Before the penguins, John Lewis used bears and hares to make its point. Once again centering on a sentimental message, the 2013 ad focused on giving someone a Christmas they’d never forget.
The Journey showed us that even the icy cold hearts of two snow-people could ‘give a little more love this Christmas’, while one of our favourite Christmas ads of all time, 2011’s The Long Wait, showed the real meaning of the festive season.
It turned 20 this year, and the ‘Holidays Are Coming’ campaign from Coca-Cola shows no sign of slowing in its tracks just yet. Having first burst onto our screens in November 1995, the general premise of the magical Coca-Cola trucks lighting up the country at Christmas is as strong as ever with this year’s campaign seeing the trucks go on tour up and down Britain and making the magic real in no less than 46 locations. Honoured for years as the moment that kicks off Christmas, Coca-Cola is unlikely to decommission its red trucks just yet.
In 2013’s advertising push, Sainsbury’s got its customers involved and made a feature film illustrating how Britain spends Christmas Day. We’re still not sure whether the cut advert version has the same weight as the full film but, by appealing to the public, the ad certainly has that human element that has worked so well for other advertisers tapping into the emotion-focused selling point of Christmas advertising.
Last year’s Sainsbury’s advert divided the public. Some saw the Royal British Legion partnership as the supermarket chain cashing in on a sombre and sensitive event. Others admired the class in which the advert was executed and the £500,000 Sainsbury’s managed to secure for the Royal British Legion through sales of a chocolate bar similar to that of the one depicted in the ad.
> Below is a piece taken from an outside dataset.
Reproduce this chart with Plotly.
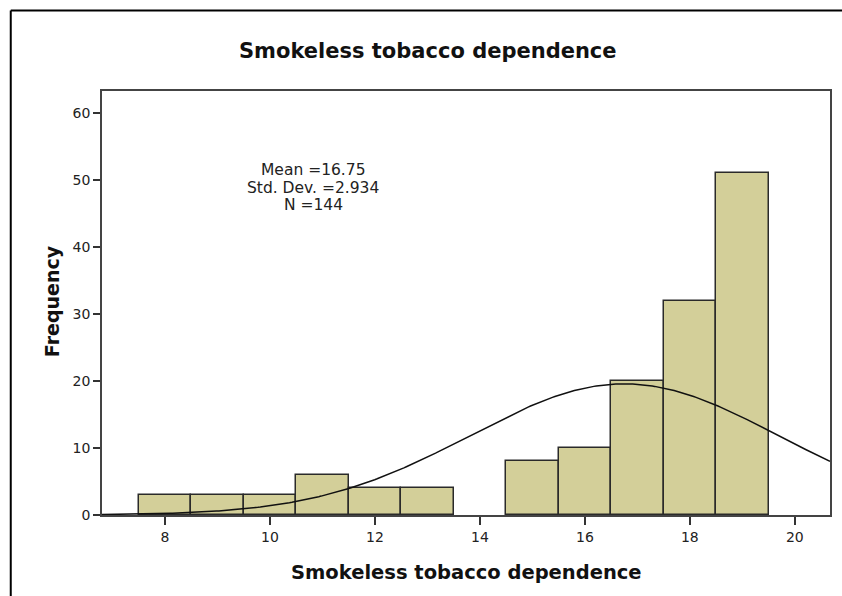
import numpy as np
import plotly.graph_objects as go

# Data
values = [8, 9, 10, 11, 12, 13, 14, 15, 16, 17, 18, 19]
frequencies = [3, 3, 3, 6, 4, 4, 0, 8, 10, 20, 32, 51]
mean_val = 16.75
std_dev = 2.934
n_total = 144
bin_width = 1.0
x_tick_vals = [8, 10, 12, 14, 16, 18, 20]
y_tick_vals = [0, 10, 20, 30, 40, 50, 60]
stats_lines = [f"Mean ={mean_val}", f"Std. Dev. ={std_dev}", f"N ={n_total}"]
chart_title = "Smokeless tobacco dependence"
x_title = "Smokeless tobacco dependence"
y_title = "Frequency"

x_range = [6.80, 20.67]
y_range = [0, 63.3]

W, H = 842, 596
ML, MR, MT, MB = 102, 10, 91, 81
PW, PH = W - ML - MR, H - MT - MB

def px_x(px):
    return (px - ML) / PW

def px_y(py):
    return 1 - (py - MT) / PH

# Normal curve fitted with the displayed mean / sd / N
xc = np.linspace(x_range[0], x_range[1], 300)
yc = n_total * bin_width * np.exp(-0.5 * ((xc - mean_val) / std_dev) ** 2) / (std_dev * np.sqrt(2 * np.pi))

bar_x = [v for v, f in zip(values, frequencies) if f > 0]
bar_y = [f for f in frequencies if f > 0]

fig = go.Figure()
fig.add_trace(go.Bar(
    x=bar_x, y=bar_y, width=bin_width,
    marker=dict(color="#D3CF99", line=dict(color="#2a2a2a", width=1.5)),
    hoverinfo="x+y", showlegend=False,
))
fig.add_trace(go.Scatter(
    x=xc, y=yc, mode="lines",
    line=dict(color="#111111", width=1.5),
    showlegend=False, hoverinfo="skip",
))

font_main = "DejaVu Sans, Verdana, sans-serif"

annotations = []
for i, line in enumerate(stats_lines):
    annotations.append(dict(
        x=px_x(314), y=px_y(170 + i * 17.5), xref="paper", yref="paper",
        text=line, showarrow=False, xanchor="center", yanchor="middle",
        font=dict(size=15.5, color="#222222", family=font_main),
    ))
annotations.append(dict(
    x=px_x(429), y=px_y(51), xref="paper", yref="paper",
    text=f"<b>{chart_title}</b>", showarrow=False,
    xanchor="center", yanchor="middle",
    font=dict(size=21, color="#111111", family=font_main),
))
annotations.append(dict(
    x=px_x(467), y=px_y(572), xref="paper", yref="paper",
    text=f"<b>{x_title}</b>", showarrow=False,
    xanchor="center", yanchor="middle",
    font=dict(size=19.5, color="#111111", family=font_main),
))
annotations.append(dict(
    x=px_x(52), y=px_y(301), xref="paper", yref="paper",
    text=f"<b>{y_title}</b>", showarrow=False, textangle=-90,
    xanchor="center", yanchor="middle",
    font=dict(size=19, color="#111111", family=font_main),
))

fig.update_layout(
    width=W, height=H,
    margin=dict(l=ML, r=MR, t=MT, b=MB),
    paper_bgcolor="white", plot_bgcolor="white",
    font=dict(family=font_main, color="#222222", size=13),
    bargap=0,
    xaxis=dict(
        range=x_range, tickmode="array", tickvals=x_tick_vals,
        ticks="outside", ticklen=8, tickwidth=1.5, tickcolor="#333333",
        showline=True, linecolor="#444444", linewidth=1.5, mirror=True,
        showgrid=False, zeroline=False,
        tickfont=dict(size=14, color="#222222"),
    ),
    yaxis=dict(
        range=y_range, tickmode="array", tickvals=y_tick_vals,
        ticks="outside", ticklen=7, tickwidth=1.5, tickcolor="#333333",
        showline=True, linecolor="#444444", linewidth=1.5, mirror=True,
        showgrid=False, zeroline=False,
        tickfont=dict(size=14, color="#222222"),
    ),
    annotations=annotations,
    shapes=[
        dict(type="line", xref="paper", yref="paper",
             x0=px_x(10.5), x1=px_x(10.5), y0=px_y(10.5), y1=px_y(H + 5),
             line=dict(color="black", width=2)),
        dict(type="line", xref="paper", yref="paper",
             x0=px_x(10.5), x1=px_x(W + 5), y0=px_y(10.5), y1=px_y(10.5),
             line=dict(color="black", width=2)),
    ],
)

fig.write_html(
    "out.html",
    config={"displayModeBar": False},
    post_script="document.body.style.margin='0';document.body.style.overflow='hidden';",
)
Today Sainsbury’s unleashed its 2015 ad and, with the help of favourite children’s author Judith Kerr, the supermarket chain brought ‘Mog’ out of retirement. Successfully, delivering a nostalgic nod to parents and children alike while supporting child literacy with charity Save the Children, Sainsbury’s has delivered a real contender for best Christmas ad this year.
— Sainsbury’s (@sainsburys) November 12, 2015
It may be 23 years since the Yellow Pages’ Mistletoe advert first aired but it’s one of the most memorable moments in festive advertising history. At only 20 seconds long the simple yet iconic ad touched the hearts of millions.
2012 was not a good year for the green and yellow supermarket chain. In fact it found itself on the naughty list with its television ad campaign investigated by the Advertising Standards Authority. After receiving 161 complaints about the ad for its apparent sexist message and animal cruelty themes, it became clear that the ‘Mum makes Christmas’ strategy utilised by Morrisons, as well as a handful of other supermarket chains that year, didn’t go down well with the British public. The ad that featured a mother battling with the tasks of Christmas single-handedly and a dog eating a ‘harmful’ Christmas pudding was written off as a disaster and it was left to Ant, Dec, and some gingerbread men to rescue their festive reputation the following year.
While not making the same ASA faux pas as Morrisons, Iceland didn’t win many fans with its 2008 ad, despite featuring ahost of ‘celebrities’. Kerry Katona and kebabs were the theme of this particular ad, and most critics agreed that it wasn’t a winning combination.
So what have we learned from all this? That making people cry is the way to go when it comes to Christmas ad magic? While, thankfully, this is not the case, there is something to be said for playing on the public’s emotions when it comes to the festive period. It is a time when emotions run high and any ad that we feel we can empathise with at this time of year is sure to at least give a brand an image that consumers can resonate with.